Member of the Wisconsin Senate from the 9th district
- In office 1895–1898
- Preceded by: Ferdinand T. Yahr
- Succeeded by: Thomas Fearne

Member of the Wisconsin State Assembly
- In office 1891–1895

Personal details
- Born: December 25, 1850 Germania, Marquette County, Wisconsin, U.S.
- Died: December 2, 1923 (aged 72) Eau Claire, Wisconsin, U.S.
- Party: Republican

= Clarence V. Peirce =

American politician (1850–1923)

Clarence Eugene Peirce (December 25, 1850 – December 2, 1923) was an American politician.
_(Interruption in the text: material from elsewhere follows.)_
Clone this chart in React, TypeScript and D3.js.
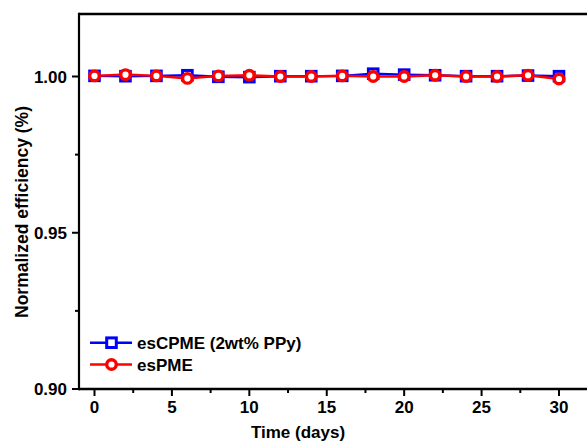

Born in the community of Germania, Marquette County, Wisconsin, Peirce went to the public schools and to business college in London, Ontario, Canada. He was in the mercantile business. He was also in the milling business. Peirce was also a livestock dealer and a dairy farmer. He was involved with the Westfield State Bank in Westfield, Wisconsin and the state bank in Wilsonville, Nebraska. Peirce served on the local draft board during World War I. From 1891 to 1895, Peirce served in the Wisconsin State Assembly and was a Republican. He then served in the Wisconsin State Senate from 1895 to 1899. Peirce died from a stroke at his home, in Eau Claire, Wisconsin.